Two themes drive the new ad art form, says Ridding. One is data, an area in which the FT has excelled for almost a decade.

“We have very, very good deep data about users….It’s just an extension of the detail and degree of engagement with a particular cohort and audience. You can effectively be an intermediary for an exchange or dialogue between the brand and the audience.” In another words, translate the mass intermediary role of print to the niche intermediary role of digital.

Interactivity is a core goal as FT2 gets built out. “We can do surveys within the ad,” says Ridding.

Can FT personalize branded content delivery, as The Washington Post now says it is doing? “Not yet,” he says.

Then, there’s the video component,” and that’s a key part of the puzzle that Alpha Grid helps solve.

“As you evolve a new business model, you have to be quite honest about what we are really good at and what we know. Though we’ve got some pretty smart people who’ve come up and done a very good job, we’re not a video house. There are skills very unique specific skill sets that we need to bring in.”

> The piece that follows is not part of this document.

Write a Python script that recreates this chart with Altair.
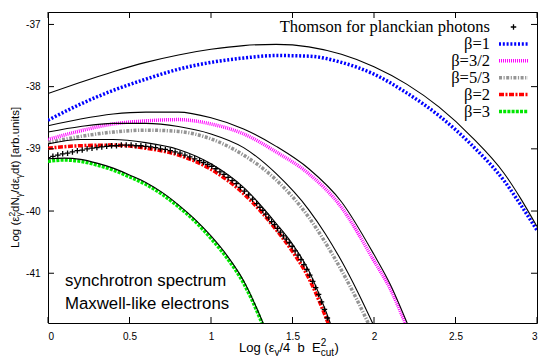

Branded content appears more durable to the FT and its peers, amid brutal digital competition.

Downward pressures on pricing continues unabated, and is likely to persist, agrees Ridding.

“I think that’s only going to go one way because though we are premium in terms of general advertising, there are general market pressures out and about. Whereas, I think if we are sufficiently distinctive in branded content — which we have been so far and we’ll continue to be — I think we’ll be able to keep those yields pretty good.”

It’s no surprise that New York and London have led the branded content advance. Ridding, though, believes marketers from Asia to the continent will embrace the new form.

“With the compression of good ideas, it doesn’t take very long. Definitely Europe is commonly is getting on the action.”